Perhaps the Maneater had been right when he had described the creatures of the crystals as their dreams—solid figments of their alien imaginations, built any way they might occur, patterned on partial suggestions pictured by faulty memories of real objects. She knew—the Maneater had happily demonstrated—that there were thousands, perhaps millions of the crystals on earth, living their strange lives, as oblivious to humanity as humanity was to them, for the life-cycles, the purposes and aims of the two species were completely separate. Yet—how many men walked the earth who were not men at all; how many trees, how many rabbits, flowers, amoebae, sea-worms, redwoods, eels and eagles grew and flowered, swam and hunted and stood among their prototypes with none knowing that they were an alien dream, having, apart from the dream, no history?

“Books,” Zena snorted. The books she had read! She had snatched everything she could get her hands on that would give her the slightest lead on the nature of the dreaming crystals. And for every drop of information she had gained (and passed on to Horty) about physiology, biology, comparative anatomy, philosophy, history, theosophy and psychology, she had taken in a gallon of smug certitude, of bland assumptions that humanity was the peak of creation. The answers… the books had answers for everything. A new variety of manglewort appears, and some learned pundit places his finger alongside his nose and pronounces, “Mutation!” Sometimes, certainly. But—always? What of the hidden crystal-creatare dreaming in a ditch, absently performing, by some strange telekinesis, a miracle of creation?

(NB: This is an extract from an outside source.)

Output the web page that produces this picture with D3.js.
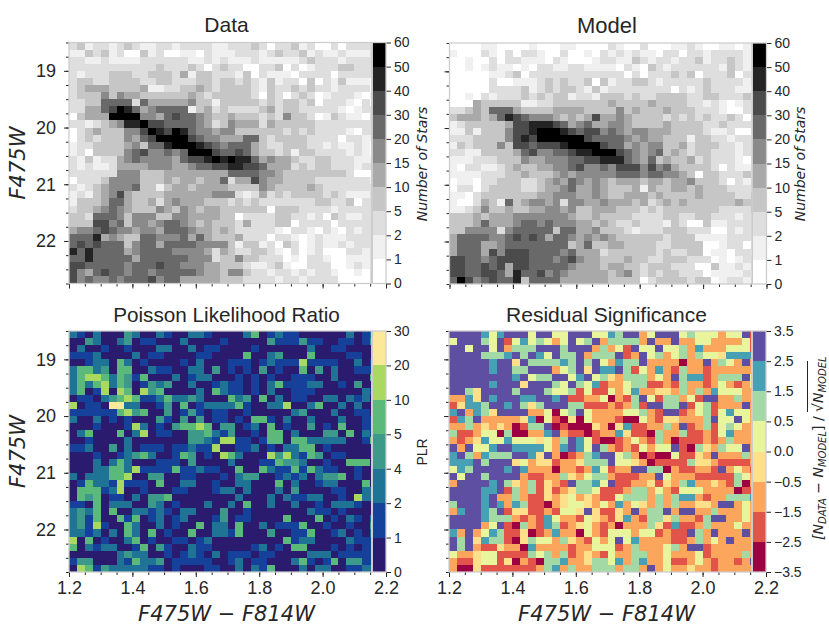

She loved, she worshipped Charles Fort, who refused to believe that any answer was the only answer.

She looked at her watch yet again, and whimpered. If she only knew; if she could only guide him… if she could get guidance herself, somewhere, somewhere…

The doorknob turned. Zena froze, staring at it. Something heavy pressed against the door. There was no knock. The crack between door and frame, high up, widened. Then the bolt let go, and Solum burst into the room.

His loose-skinned, grey-green face and dangling lower lip seemed to pull more than usual at the small, inflamed eyes. He took a half-step back to swing the door closed behind him, and crossed the room to her, his great arms away from his body as if to check any move she might make.

His presence told her some terrible news. No one knew where she was but Horty and Bunny, who had left her in this tourist cabin before they crossed the highway to the carnival. And when last heard of, Solum had been on the road with the Maneater.

So—the Maneater was back, and he had contacted Bunny or Horty, or both, and, worst of all, he had been able to extract information that neither would give willingly.

She looked up at him out of a tearing flurry of deadening resignation and mounting terror. “Solum—”

His lips moved. His tongue passed over his brilliant pointed teeth. He reached for her, and she shrank back.

And then he dropped to his knees. Moving slowly, he took her tiny foot in one of his hands, bent over it with an air that was, unmistakably, reverence.

He kissed her instep, ever so gently, and he wept. He released her foot and crouched there, immersed in great noiseless shuddering sobs.

“But,
Solum—”
she said, stupidly. She put out a hand and touched his wet cheek. He pressed it closer. She watched him in utter astonishment. Long ago she used to wonder at what went on in the mind behind this hideous face, a mind locked in a silent, speechless universe, with all the world pouring in through the observant eyes and never an expression, never a conclusion or an emotion coming out.